Bomaderry township was opened in 1882. It was previously part of the Shoalhaven Estate owned by David Berry whose brother Alexander Berry had built a road to the area in 1858. When David died in 1889 the estate was sold in portions. The subdivision plans for Bomaderry are shown. In 1893 the railway was extended to Bomaderry and the town began to grow from this time.

One of the first houses in Bomaderry was Lynburn which still exists today. It was built in 1895 by the architect Howard Joseland for Jane Morton, the widow of Henry Gordon Morton, the manager of the Shoalhaven Estate. A photo shortly after its construction is shown. The road over the bridge in the photo is now the Princes Highway where it crosses Bomaderry Creek.

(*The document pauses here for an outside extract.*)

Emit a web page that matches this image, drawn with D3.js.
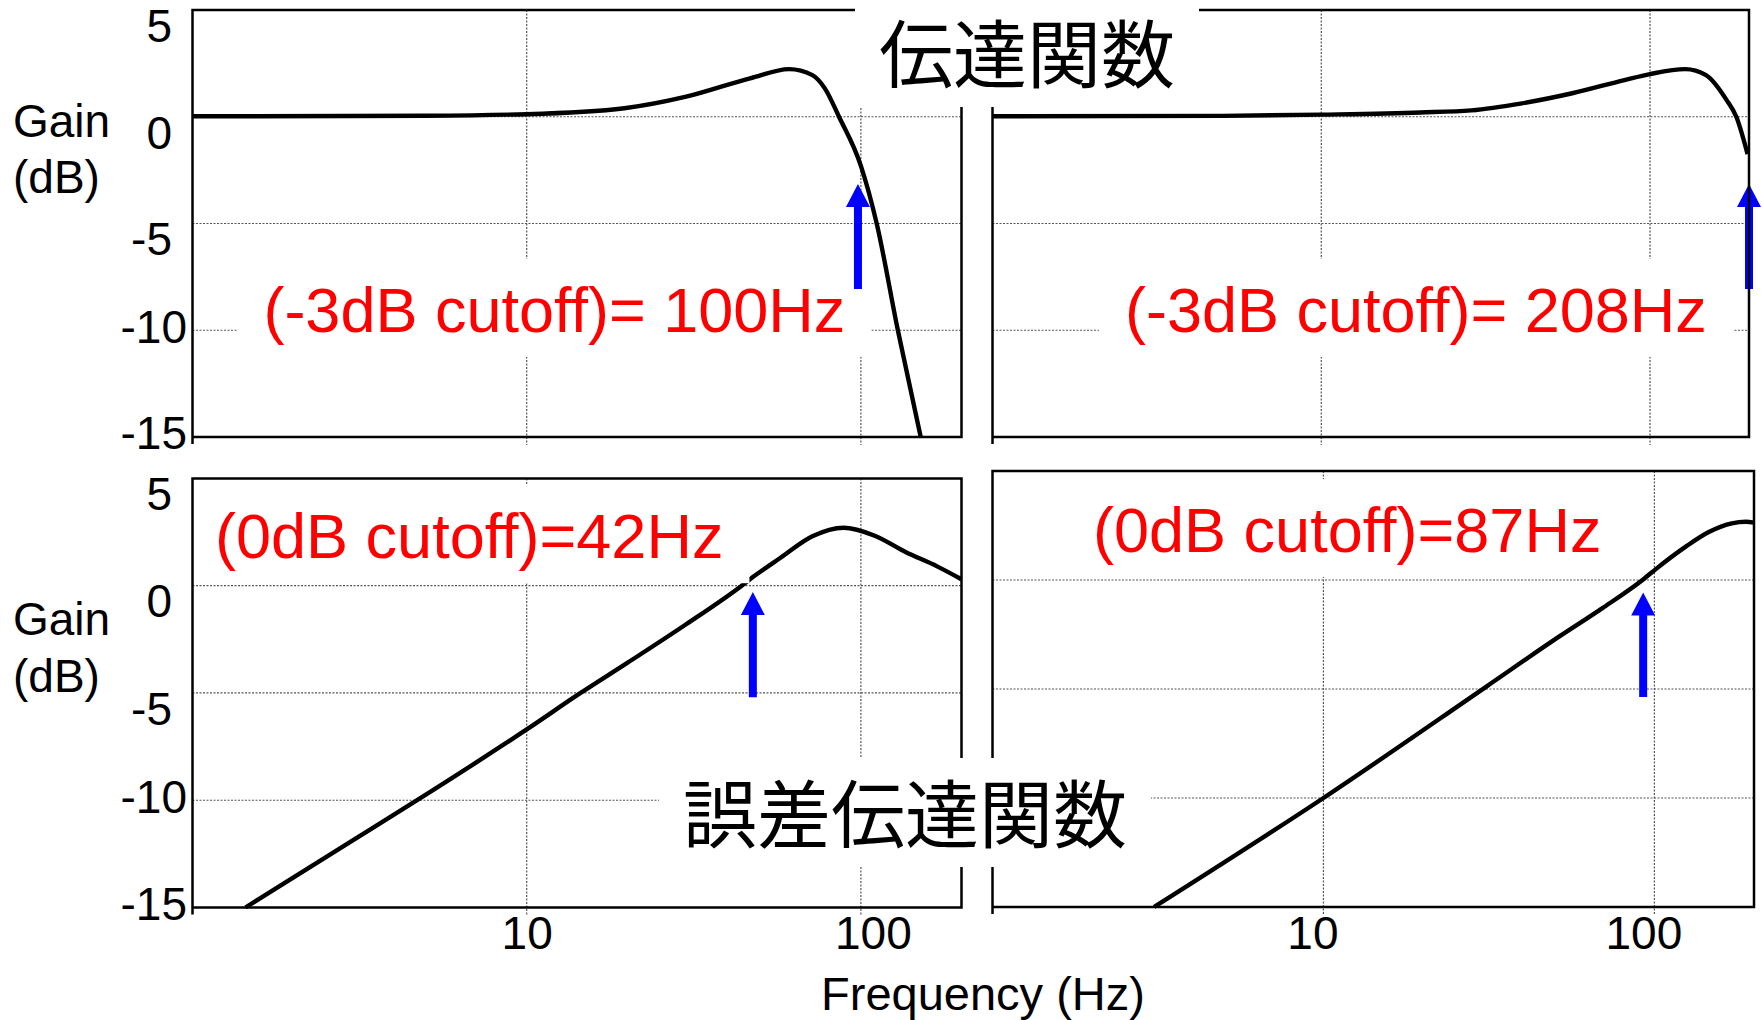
<!DOCTYPE html>
<html>
<head>
<meta charset="utf-8">
<script src="https://cdn.jsdelivr.net/npm/d3@7"></script>
<style>
  body { margin: 0; background: #fff; }
  text { font-family: "Liberation Sans", Arial, sans-serif; }
  .jp { font-family: "Noto Sans CJK JP", sans-serif; }
</style>
</head>
<body>
<svg id="chart"></svg>
<script>
var svgWidth = 1762;
var svgHeight = 1020;

// shared axes
var freqDomain = [1, 200];
var freqTicks = [10, 100];
var gainDomain = [-15, 5];
var gainTicks = [5, 0, -5, -10, -15];
var gainGrid = [0, -5, -10];

// transfer function, 100 Hz design (top left)
var tfLowFreq = [1, 5, 10, 19.6, 30, 46.6, 61, 71.6, 78, 86, 100, 111.5, 129, 151];
var tfLowGain = [0.02, 0.05, 0.12, 0.4, 0.94, 1.8, 2.23, 1.95, 1.33, 0, -2.3, -5, -10, -15];

// transfer function, 208 Hz design (top right)
var tfHighFreq = [1, 5, 10, 20, 28.6, 40.8, 58, 83.6, 100, 128, 148, 171, 183, 198];
var tfHighGain = [0.02, 0.04, 0.1, 0.2, 0.3, 0.63, 1.1, 1.72, 2.0, 2.23, 1.95, 0.78, 0, -1.75];

// error transfer function, 42 Hz (bottom left)
var errLowFreq = [1.44, 3, 4.7, 10, 14.5, 20, 30, 44, 47.5, 57.5, 71.6, 88.7, 110, 136, 169, 200];
var errLowGain = [-15, -11.9, -10, -6.7, -5, -3.6, -1.8, 0, 0.4, 1.3, 2.3, 2.7, 2.33, 1.57, 0.9, 0.3];

// error transfer function, 87 Hz (bottom right)
var errHighFreq = [3.08, 10, 31, 51.5, 69.5, 92.9, 101, 124.4, 146, 171.4, 189, 200];
var errHighGain = [-15, -10, -4.9, -2.6, -1.3, 0.05, 0.5, 1.53, 2.2, 2.6, 2.67, 2.63];

// annotations, one per panel
var noteText = ["(-3dB cutoff)= 100Hz", "(-3dB cutoff)= 208Hz", "(0dB cutoff)=42Hz", "(0dB cutoff)=87Hz"];
var noteFreq = [12.1, 19.4, 6.73, 11.8];
var noteGain = [-10.08, -10.08, 1.28, 1.28];
var arrowFreq = [98, 200, 47.5, 92.5];
var arrowTip = [-3.15, -3.15, -0.3, -0.57];
var arrowTail = [-8.07, -8.07, -5.2, -5.37];

var panels = [
    { x0: 192.5, x1: 961.5, y0: 10, y1: 437, freq: tfLowFreq, gain: tfLowGain, yLabels: true, xLabels: false },
    { x0: 992.5, x1: 1749, y0: 10, y1: 437, freq: tfHighFreq, gain: tfHighGain, yLabels: false, xLabels: false },
    { x0: 192.5, x1: 961.5, y0: 478.4, y1: 907.5, freq: errLowFreq, gain: errLowGain, yLabels: true, xLabels: true, tickDx: [0, 12] },
    { x0: 992.5, x1: 1754, y0: 471, y1: 907, freq: errHighFreq, gain: errHighGain, yLabels: false, xLabels: true, tickDx: [-11, -11] }
];

var svg = d3.select("#chart")
    .attr("width", svgWidth)
    .attr("height", svgHeight);

var gridLayer = svg.append("g");
var curveLayer = svg.append("g");
var boxLayer = svg.append("g");
var noteLayer = svg.append("g");
var arrowLayer = svg.append("g");
var frameLayer = svg.append("g");
var titleLayer = svg.append("g");

panels.forEach(function(p, i) {
    var x = d3.scaleLog().domain(freqDomain).range([p.x0, p.x1]);
    var y = d3.scaleLinear().domain(gainDomain).range([p.y1, p.y0]);

    // dotted grid, vertical ones poke a little below the frame
    gridLayer.selectAll("line.v" + i)
        .data(freqTicks)
        .enter().append("line")
        .attr("x1", function(d) { return x(d); })
        .attr("x2", function(d) { return x(d); })
        .attr("y1", p.y0)
        .attr("y2", p.y1 + 8)
        .attr("stroke", "#555")
        .attr("stroke-width", 1.2)
        .attr("stroke-dasharray", "2,1.5");

    gridLayer.selectAll("line.h" + i)
        .data(gainGrid)
        .enter().append("line")
        .attr("x1", p.x0)
        .attr("x2", p.x1)
        .attr("y1", function(d) { return y(d); })
        .attr("y2", function(d) { return y(d); })
        .attr("stroke", "#555")
        .attr("stroke-width", 1.2)
        .attr("stroke-dasharray", "2,1.5");

    var line = d3.line()
        .x(function(d) { return x(d[0]); })
        .y(function(d) { return y(d[1]); })
        .curve(d3.curveMonotoneX);

    curveLayer.append("path")
        .datum(d3.zip(p.freq, p.gain))
        .attr("d", line)
        .attr("fill", "none")
        .attr("stroke", "#000")
        .attr("stroke-width", 4.4)
        .attr("stroke-linejoin", "round");

    // red cutoff note on a white patch
    var note = noteLayer.append("text")
        .attr("x", x(noteFreq[i]))
        .attr("y", y(noteGain[i]))
        .attr("text-anchor", "middle")
        .style("font-size", "63px")
        .attr("fill", "#ff0000")
        .text(noteText[i]);
    var bb = note.node().getBBox();
    boxLayer.append("rect")
        .attr("x", bb.x - 26)
        .attr("y", bb.y - 16)
        .attr("width", bb.width + 52)
        .attr("height", bb.height + 28)
        .attr("fill", "#fff");

    // blue arrow pointing at the cutoff
    var ax = x(arrowFreq[i]), tipY = y(arrowTip[i]), tailY = y(arrowTail[i]);
    arrowLayer.append("path")
        .attr("d", "M" + (ax - 4) + "," + tailY +
            "L" + (ax - 4) + "," + (tipY + 23) +
            "L" + (ax - 12) + "," + (tipY + 23) +
            "L" + ax + "," + tipY +
            "L" + (ax + 12) + "," + (tipY + 23) +
            "L" + (ax + 4) + "," + (tipY + 23) +
            "L" + (ax + 4) + "," + tailY + "Z")
        .attr("fill", "#0000ff");

    // frame
    frameLayer.append("path")
        .attr("d", "M" + p.x0 + "," + (p.y1 + 7) + "V" + p.y0 + "H" + p.x1 + "V" + p.y1 + "H" + p.x0)
        .attr("stroke", "#000")
        .attr("stroke-width", 2.5)
        .attr("fill", "none");

    if (p.yLabels) {
        var yAxis = frameLayer.append("g")
            .attr("transform", "translate(" + p.x0 + ",0)")
            .call(d3.axisLeft(y).tickValues(gainTicks).tickSize(0)
                .tickFormat(function(d) { return String(d); }));
        yAxis.select(".domain").remove();
        yAxis.selectAll("text")
            .style("font-size", "46px")
            .style("font-family", "'Liberation Sans', Arial, sans-serif")
            .attr("fill", "#000")
            .attr("x", function(d) { return d > -10 ? -20.5 : -5.5; })
            .attr("dy", function(d) { return d > -10 ? "0.68em" : "0.26em"; });
    }

    if (p.xLabels) {
        var xAxis = frameLayer.append("g")
            .attr("transform", "translate(0," + p.y1 + ")")
            .call(d3.axisBottom(x).tickValues(freqTicks).tickSize(0).tickPadding(9)
                .tickFormat(function(d) { return String(d); }));
        xAxis.select(".domain").remove();
        xAxis.selectAll("text")
            .style("font-size", "46px")
            .style("font-family", "'Liberation Sans', Arial, sans-serif")
            .attr("fill", "#000")
            .attr("dx", function(d, k) { return p.tickDx[k]; });
    }
});

// y axis titles
[[137, "Gain"], [193, "(dB)"], [635, "Gain"], [692, "(dB)"]].forEach(function(t) {
    frameLayer.append("text")
        .attr("x", 13)
        .attr("y", t[0])
        .style("font-size", "46px")
        .text(t[1]);
});

frameLayer.append("text")
    .attr("x", 983)
    .attr("y", 1010)
    .attr("text-anchor", "middle")
    .style("font-size", "47px")
    .text("Frequency (Hz)");

// big Japanese titles sitting on white patches over the frames
function bigTitle(label, cx, baseline) {
    var t = titleLayer.append("text")
        .attr("class", "jp")
        .attr("x", cx)
        .attr("y", baseline)
        .attr("text-anchor", "middle")
        .style("font-size", "74px")
        .text(label);
    var b = t.node().getBBox();
    titleLayer.insert("rect", "text")
        .attr("x", b.x - 24)
        .attr("y", baseline - 84)
        .attr("width", b.width + 48)
        .attr("height", 109)
        .attr("fill", "#fff");
}

bigTitle("伝達関数", 1027, 82);
bigTitle("誤差伝達関数", 905, 842);
</script>
</body>
</html>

After the town opened in 1892 several factories moved into the area. Messrs Denham Bros. built a bacon and ham factory in about 1900. A milk condensery opened in 1901 which was originally located near the railway station but later moved to the bank of the Shoalhaven River close to Bolong Road. In 1912, the Nowra Co-op Dairy Company established a milk Depot at Bomaderry and this was a major boost to the local economy for many years.

== Heritage listings ==
Bomaderry has 2 heritage-listed sites, including:
- 59 Beinda Street: Bomaderry Aboriginal Children's Home
- Illawarra railway: Bomaderry railway station

==Transport==
Its railway station is the terminus of the South Coast railway line, which is part of the Sydney Trains intercity network. Bomaderry has public bus services both within the suburb and to neighbouring areas. These were significantly expanded in 2020, with 45 new routes announced.

==Education==
Bomaderry High School is one of the major high schools in the Shoalhaven, holding places in state debating, public speaking, sporting and dance eisteddfod. Nowra Anglican College is a K–12 school located in Bomaderry. Bomaderry Public School is the main primary school in the area with over 400 students.

==Population==
According to the , there were 6,738 people in Bomaderry.
- The median age of people in Bomaderry was 45 years.
- Children aged 0–14 years made up 16.6% of the population.
- People aged 65 years and over made up 26.8% of the population.
- Aboriginal and Torres Strait Islander people made up 8.5% of the population.
- 79.7% of people were born in Australia. The next most common country of birth was England at 3.9%, followed by New Zealand at 1.1%, the Philippines at 1.1%, India at 0.7%, and Scotland at 0.4%.
- 87.8% of people spoke only English at home, the next most common language spoken at home include Tagalog at 0.5%, Spanish at 0.4%, Nepali at 0.4%, Auslan at 0.2%, and Vietnamese at 0.2%.
- The most common responses for religion were No Religion at 40.5%, Anglican at 18.0%, Catholic at 17.0%, and the Uniting Church at 3.1%.